15. The method of claim 14, wherein a path of travel of the first impact surface after triggering is helical.
16. The method of claim 14, wherein the constraint is triggered by tensioning the biasing member past a threshold tension, and further comprising modifying the threshold tension while the tool is downhole.
17. The method of claim 1, wherein the at least one impact load comprises a plurality of impact loads, and wherein the jarring assembly is configured to automatically impart the plurality of impact loads in sequence.
18. The method of claim 1 further comprising using information from a sensor incorporated in the tool estimate at least one of: i) a jarring parameter, ii) a drilling parameter, iii) a borehole property; and iv) a property of the earth formation.

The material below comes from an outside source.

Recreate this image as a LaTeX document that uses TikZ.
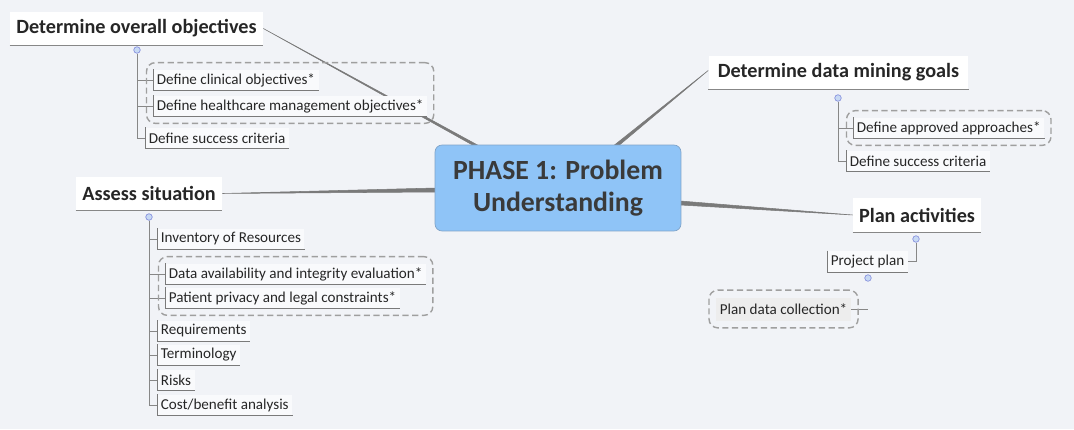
\documentclass[tikz,border=0pt]{standalone}
\usepackage{fontspec}
\setmainfont{Carlito}
\usepackage{xcolor}
\usetikzlibrary{positioning, fit, calc, backgrounds}
\definecolor{mapbg}{HTML}{F1F3F7}
\definecolor{rootblue}{HTML}{8FC4F7}
\definecolor{rootedge}{HTML}{7FA3C8}
\definecolor{linegrey}{HTML}{7A7A7A}
\definecolor{inkgrey}{HTML}{3A3A3A}
\definecolor{knobblue}{HTML}{C7D9F4}

\begin{document}
\begin{tikzpicture}[
    x=0.02cm, y=-0.02cm,
    root/.style={rectangle, draw=rootedge, fill=rootblue, rounded corners=4pt,
                 minimum width=4.92cm, minimum height=1.72cm, align=center,
                 font=\fontsize{15.8}{17.8}\selectfont\bfseries, text=inkgrey},
    topic/.style={rectangle, fill=white, inner xsep=3pt,
                  minimum height=0.68cm,
                  font=\fontsize{11.5}{13.5}\selectfont\bfseries, text=black!85},
    sub/.style={rectangle, fill=mapbg!40!white, inner xsep=2pt, inner ysep=1pt,
                minimum height=0.42cm, anchor=west,
                font=\fontsize{8.6}{10}\selectfont, text=black!85},
    group/.style={draw=gray!75, dashed, dash pattern=on 3.5pt off 2pt,
                  line width=0.8pt, rounded corners=5pt, inner sep=0.13cm},
    knob/.style={circle, draw=knobblue!70!blue!80!gray, fill=knobblue,
                 inner sep=0pt, minimum size=0.13cm},
    branch/.style={draw=linegrey!90, line width=0.5pt},
    taper/.style={fill=linegrey, draw=linegrey, line width=0.3pt},
    topicline/.style={draw=linegrey!90, line width=0.6pt},
    subline/.style={draw=linegrey, line width=0.5pt},
]
\useasboundingbox (0,0) rectangle (1074,429);

% ============== central topic ==============
\node[root] (ph) at (558,188) {PHASE 1: Problem\\Understanding};

% ============== main topics ==============
\node[topic, minimum width=5.06cm] (goal1) at (136.5,28.5) {Determine overall objectives};
\node[topic, minimum width=2.92cm] (assess) at (149,193.5) {Assess situation};
\node[topic, minimum width=5.2cm] (goal2) at (838.5,72.5) {Determine data mining goals};
\node[topic, minimum width=2.56cm] (plan) at (917,215) {Plan activities};

% ============== collapse knobs ==============
\node[knob] (k1) at (137,50) {};
\node[knob] (k2) at (149,217) {};
\node[knob] (k3) at (838,98) {};
\node[knob] (k4) at (916,239) {};
\node[knob] (k5) at (868,278) {};

% ============== subtopics: overall objectives ==============
\node[sub] (clin) at (153,80) {Define clinical objectives*};
\node[sub] (health) at (153,106) {Define healthcare management objectives*};
\node[sub] (succ1) at (145,138) {Define success criteria};
\node[group, fit=(clin)(health)] (g1) {};

% ============== subtopics: assess situation ==============
\node[sub] (inv) at (157,239) {Inventory of Resources};
\node[sub] (avail) at (165,274) {Data availability and integrity evaluation*};
\node[sub] (privacy) at (165,298) {Patient privacy and legal constraints*};
\node[sub] (req) at (157,331) {Requirements};
\node[sub] (term) at (157,355) {Terminology};
\node[sub] (risks) at (157,380) {Risks};
\node[sub] (cost) at (157,405) {Cost/benefit analysis};
\node[group, fit=(avail)(privacy)] (g2) {};

% ============== subtopics: data mining goals ==============
\node[sub] (approved) at (853,128) {Define approved approaches*};
\node[sub] (succ2) at (846,161) {Define success criteria};
\node[group, fit=(approved)] (g3) {};

% ============== subtopics: plan activities ==============
\node[sub] (pplan) at (827,261.5) {Project plan};
\node[sub, fill=black!7, minimum height=0.46cm] (pdc) at (716,309) {Plan data collection*};
\node[group, fit=(pdc), inner sep=0.14cm] (g4) {};
\coordinate (tk) at (868,309);

% ============== connectors ==============
\begin{scope}[on background layer]
\fill[mapbg] (0,0) rectangle (1074,429);

\filldraw[taper] ($(ph.north west)+(39,1)$) -- ($(ph.north west)+(44,1)$) -- (goal1.east) -- cycle;
\filldraw[taper] ($(ph.north west)+(179,1)$) -- ($(ph.north west)+(184,1)$) -- ($(goal2.west)+(0,-2)$) -- cycle;
\filldraw[taper] ($(ph.west)+(1,0)$) -- ($(ph.west)+(1,4)$) -- (assess.east) -- cycle;
\filldraw[taper] ($(ph.east)+(-1,13)$) -- ($(ph.east)+(-1,17)$) -- (plan.west) -- cycle;

\foreach \n in {clin, health, succ1}
    \draw[branch] (k1) |- (\n.west);
\foreach \n in {inv, avail, privacy, req, term, risks, cost}
    \draw[branch] (k2) |- (\n.west);
\foreach \n in {approved, succ2}
    \draw[branch] (k3) |- (\n.west);
\draw[branch] (k4) |- (pplan.east);
\draw[branch] (pdc.east) -- (tk);
\end{scope}

% ============== box edges ==============
\foreach \n in {goal1, assess, goal2, plan}
    \draw[topicline] (\n.south west) -- (\n.south east);
\foreach \n in {clin, health, succ1, inv, avail, privacy, req, term, risks, cost, approved, succ2, pplan}
    \draw[subline] (\n.north west) |- (\n.south east);

\end{tikzpicture}
\end{document}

19. The method of claim 1 further comprising triggering a mechanical release to cause the colliding.
20. The method of claim 1 further comprising causing the colliding via the application of tension on the non-rigid conveyance device.
21. The method of claim 1 wherein the energy generated from the application of the tensile force results from a release of potential energy stored from the application of the tensile force.
22. The method of claim 21 further comprising triggering the release with the application of the tensile force.
23. The method of claim 21 wherein colliding the plurality of impact surfaces together using the energy generated from the application of the tensile force to the jarring assembly by the non-rigid conveyance device comprises moving at least one impact surface of the plurality of impact surfaces axially by the application of the tensile force.